▶ **Records for this exercise**
####
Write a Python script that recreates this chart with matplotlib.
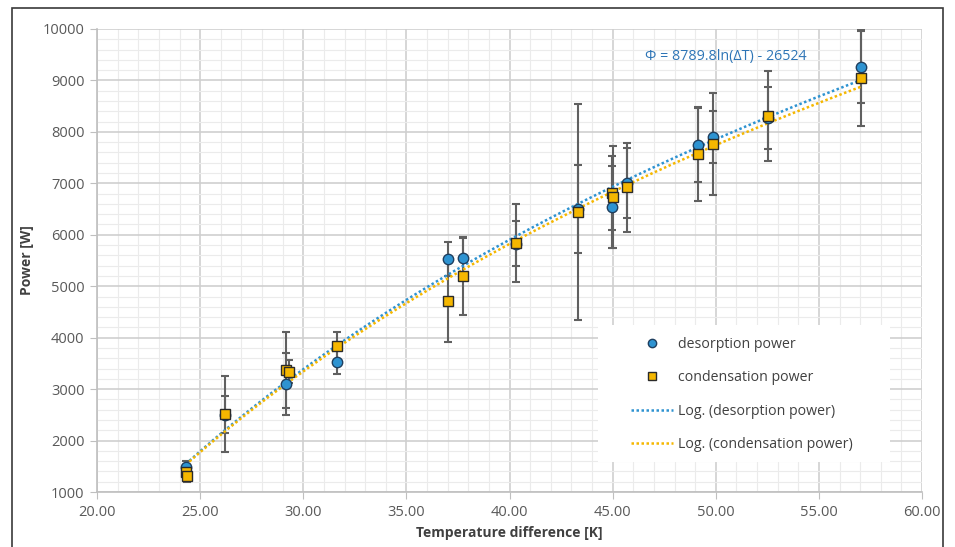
import matplotlib
matplotlib.use("Agg")
import matplotlib.pyplot as plt
from matplotlib.patches import Rectangle
from matplotlib.lines import Line2D
from matplotlib.ticker import MultipleLocator, FormatStrFormatter
import numpy as np

plt.rcParams['font.family'] = ['Open Sans', 'DejaVu Sans']

# desorption power (blue circles)
des_dT = [24.3, 26.2, 29.15, 31.65, 37.0, 37.75, 40.3, 43.3, 44.95, 45.7, 49.15, 49.85, 52.55, 57.05]
des_P = [1490, 2500, 3100, 3530, 5530, 5540, 5830, 6500, 6540, 7000, 7750, 7900, 8270, 9260]
des_err = [120, 360, 600, 240, 330, 400, 430, 850, 800, 680, 720, 500, 600, 700]

# condensation power (orange squares)
con_dT = [24.3, 24.35, 26.2, 29.15, 29.3, 31.65, 37.0, 37.75, 40.3, 43.3, 44.95, 45.0, 45.7,
          49.15, 49.85, 52.55, 57.05]
con_P = [1390, 1320, 2520, 3370, 3340, 3840, 4720, 5200, 5840, 6440, 6810, 6740, 6920,
         7570, 7770, 8310, 9050]
con_err = [130, 120, 740, 740, 230, 270, 800, 760, 760, 2100, 720, 990, 870,
           910, 990, 870, 940]

equation = 'Φ = 8789.8ln(ΔT) - 26524'

blue = '#2E93D1'
orange = '#F5B700'
err_col = '#606060'

fig = plt.figure(figsize=(9.55, 5.47), dpi=100)
ax = fig.add_axes([97 / 955, 1 - 492 / 547, (922 - 97) / 955, (492 - 29) / 547])

# outer frame of the chart area
fig.patches.append(Rectangle((12 / 955, -0.05), (943 - 12) / 955, 1.05 - 8 / 547,
                             transform=fig.transFigure, fill=False,
                             edgecolor='#3a3a3a', linewidth=1.2))

ax.set_xlim(20, 60)
ax.set_ylim(1000, 10000)
ax.xaxis.set_major_locator(MultipleLocator(5))
ax.xaxis.set_minor_locator(MultipleLocator(1))
ax.yaxis.set_major_locator(MultipleLocator(1000))
ax.yaxis.set_minor_locator(MultipleLocator(200))
ax.xaxis.set_major_formatter(FormatStrFormatter('%.2f'))
ax.set_axisbelow(True)
ax.grid(which='major', color='#CFCFCF', linewidth=1.2)
ax.grid(which='minor', color='#EBEBEB', linewidth=0.8)

for s in ['top', 'right']:
    ax.spines[s].set_visible(False)
for s in ['left', 'bottom']:
    ax.spines[s].set_color('#BFBFBF')
    ax.spines[s].set_linewidth(1.2)
ax.tick_params(which='major', length=5, color='#BFBFBF', labelsize=10.5,
               labelcolor='#595959', pad=4)
ax.tick_params(which='minor', length=0)

# white box behind the legend
ax.add_patch(Rectangle((598 / 955, 1 - 462 / 547), (890 - 598) / 955, (462 - 325) / 547,
                       transform=fig.transFigure, facecolor='white', edgecolor='none',
                       zorder=1, clip_on=False))

# error bars
ax.errorbar(des_dT, des_P, yerr=des_err, fmt='none', ecolor=err_col,
            elinewidth=1.5, capsize=3, capthick=1.5, zorder=2)
ax.errorbar(con_dT, con_P, yerr=con_err, fmt='none', ecolor=err_col,
            elinewidth=1.5, capsize=3, capthick=1.5, zorder=2)

# logarithmic trend lines fitted to each series
for xs, ys, col in [(des_dT, des_P, blue), (con_dT, con_P, orange)]:
    a, b = np.polyfit(np.log(xs), ys, 1)
    xx = np.linspace(min(xs), max(xs), 200)
    ax.plot(xx, a * np.log(xx) + b, color=col, linestyle=(0, (1, 1)),
            linewidth=1.8, zorder=3)

ax.plot(des_dT, des_P, 'o', ms=7.5, mfc=blue, mec='#1F3F5F', mew=1.0, zorder=4)
ax.plot(con_dT, con_P, 's', ms=7.5, mfc=orange, mec='#2a2a2a', mew=1.0, zorder=5)

ax.text(46.55, 9460, equation, color='#2E75B6', fontsize=10.3, va='center', ha='left')

ax.set_ylabel('Power [W]', fontsize=10, fontweight='bold', color='#404040', labelpad=6)
ax.set_xlabel('Temperature difference [K]', fontsize=10, fontweight='bold',
              color='#404040', labelpad=5)

handles = [
    Line2D([], [], marker='o', ls='none', ms=6, mfc=blue, mec='#1F3F5F'),
    Line2D([], [], marker='s', ls='none', ms=6, mfc=orange, mec='#2a2a2a'),
    Line2D([], [], color=blue, linestyle=(0, (1, 1)), linewidth=1.8),
    Line2D([], [], color=orange, linestyle=(0, (1, 1)), linewidth=1.8),
]
labels = ['desorption power', 'condensation power',
          'Log. (desorption power)', 'Log. (condensation power)']
leg = ax.legend(handles, labels, loc='upper left', frameon=False, fontsize=10.2,
                bbox_to_anchor=(621 / 955, 1 - 327 / 547), bbox_transform=fig.transFigure,
                handlelength=3.0, handletextpad=0.3, labelspacing=1.3, borderpad=0.2)
for t in leg.get_texts():
    t.set_color('#404040')
leg.set_zorder(6)

fig.savefig('out.png', dpi=100)
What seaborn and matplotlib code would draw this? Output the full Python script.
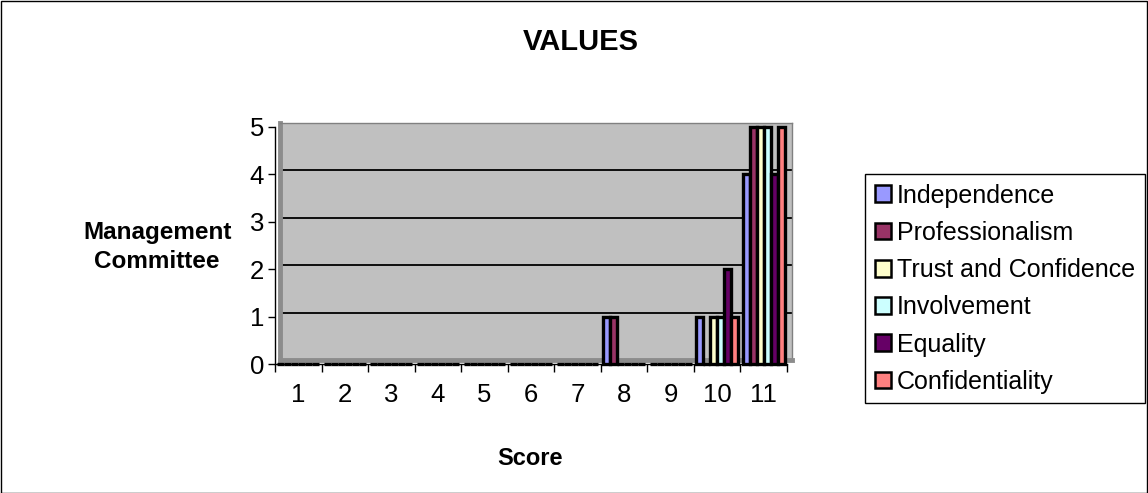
import matplotlib
matplotlib.use("Agg")
import matplotlib.pyplot as plt
from matplotlib.patches import Rectangle
import seaborn as sns
import pandas as pd

# Scores on the x axis and one count list per value
scores = ["1", "2", "3", "4", "5", "6", "7", "8", "9", "10", "11"]
independence = [0, 0, 0, 0, 0, 0, 0, 1, 0, 1, 4]
professionalism = [0, 0, 0, 0, 0, 0, 0, 1, 0, 0, 5]
trust_and_confidence = [0, 0, 0, 0, 0, 0, 0, 0, 0, 1, 5]
involvement = [0, 0, 0, 0, 0, 0, 0, 0, 0, 1, 5]
equality = [0, 0, 0, 0, 0, 0, 0, 0, 0, 2, 4]
confidentiality = [0, 0, 0, 0, 0, 0, 0, 0, 0, 1, 5]

series_names = ["Independence", "Professionalism", "Trust and Confidence",
                "Involvement", "Equality", "Confidentiality"]
series_values = [independence, professionalism, trust_and_confidence,
                 involvement, equality, confidentiality]
colors = ["#9999FF", "#993366", "#FFFFCC", "#CCFFFF", "#660066", "#FF8080"]

rows = []
for name, vals in zip(series_names, series_values):
    for s, v in zip(scores, vals):
        rows.append({"Score": s, "Value": name, "Count": v})
df = pd.DataFrame(rows)

sns.set_theme(style="white")
plt.rcParams["font.family"] = ["Liberation Sans", "DejaVu Sans"]
plt.rcParams["text.color"] = "black"
plt.rcParams["axes.labelcolor"] = "black"
plt.rcParams["xtick.color"] = "black"
plt.rcParams["ytick.color"] = "black"

W, H = 1148, 493
fig = plt.figure(figsize=(W / 100, H / 100), dpi=100)
fig.patch.set_facecolor("white")

def px_axes(x0, y_top, w, h):
    return [x0 / W, 1 - (y_top + h) / H, w / W, h / H]

# back wall of the plot area, slightly offset for depth
wall = fig.add_axes(px_axes(280, 123, 512, 237), zorder=0)
wall.set_facecolor("#C0C0C0")
wall.set_xlim(0, 1)
wall.set_ylim(0, 5)
wall.set_yticks([1, 2, 3, 4])
wall.set_xticks([])
wall.tick_params(left=False, labelleft=False)
wall.grid(axis="y", color="black", linewidth=1.3)
for side in ["top", "right"]:
    wall.spines[side].set_color("#808080")
    wall.spines[side].set_linewidth(1.0)
for side in ["left", "bottom"]:
    wall.spines[side].set_color("#8C8C8C")
    wall.spines[side].set_linewidth(3.5)

ax = fig.add_axes(px_axes(275, 127, 512, 237), zorder=1)
ax.set_facecolor("none")

sns.barplot(data=df, x="Score", y="Count", hue="Value", order=scores,
            hue_order=series_names, palette=colors, width=0.9,
            edgecolor="black", linewidth=2.4, saturation=1, ax=ax)
for bar in ax.patches:
    bar.set_clip_on(False)

ax.set_xlim(-0.5, len(scores) - 0.5)
ax.set_ylim(0, 5)
ax.set_yticks([0, 1, 2, 3, 4, 5])
ax.set_yticklabels(["0", "1", "2", "3", "4", "5"], fontsize=18.5)
ax.set_xticks(range(len(scores)))
ax.set_xticklabels(scores, fontsize=18.5)
ax.set_xticks([i - 0.5 for i in range(len(scores) + 1)], minor=True)
ax.tick_params(axis="x", which="major", length=0, pad=14)
ax.tick_params(axis="x", which="minor", length=6, width=1, color="black",
               direction="out", bottom=True)
ax.tick_params(axis="y", length=5, width=1, color="black", direction="out",
               left=True, pad=3)
for side in ["top", "right"]:
    ax.spines[side].set_visible(False)
for side in ["left", "bottom"]:
    ax.spines[side].set_color("black")
    ax.spines[side].set_linewidth(1.0)

ax.set_xlabel("Score", fontsize=17, fontweight="bold")
ax.xaxis.set_label_coords(0.498, -0.35)
ax.set_ylabel("Management\nCommittee", fontsize=17.5, fontweight="bold",
              rotation=0, ha="center", va="center", linespacing=1.3)
ax.yaxis.set_label_coords(-0.230, 0.494)

fig.text(581 / W, 1 - 42 / H, "VALUES", fontsize=21, fontweight="bold",
         ha="center", va="center")

handles, labels = ax.get_legend_handles_labels()
if ax.legend_ is not None:
    ax.legend_.remove()
leg = fig.legend(handles, labels, loc="upper left",
                 bbox_to_anchor=(865 / W, 1 - 174 / H),
                 bbox_transform=fig.transFigure, fontsize=18, frameon=True,
                 fancybox=False, framealpha=1, edgecolor="black",
                 handlelength=0.65, handleheight=0.65, handletextpad=0.25,
                 labelspacing=0.53, borderpad=0.38, borderaxespad=0)
leg.get_frame().set_linewidth(1.0)
for h in leg.legend_handles:
    h.set_edgecolor("black")
    h.set_linewidth(1.8)

# outer chart border
fig.patches.append(Rectangle((0.5 / W, 0.5 / H), 1 - 1.5 / W, 1 - 1.5 / H,
                             transform=fig.transFigure, fill=False,
                             edgecolor="black", linewidth=1.0))

fig.savefig("out.png", dpi=100)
####
▶ **Instructions for the task**
All lines above containing the string "Python" are to be collected.

▶ **Exercise answer**
Write a Python script that recreates this chart with matplotlib.
What seaborn and matplotlib code would draw this? Output the full Python script.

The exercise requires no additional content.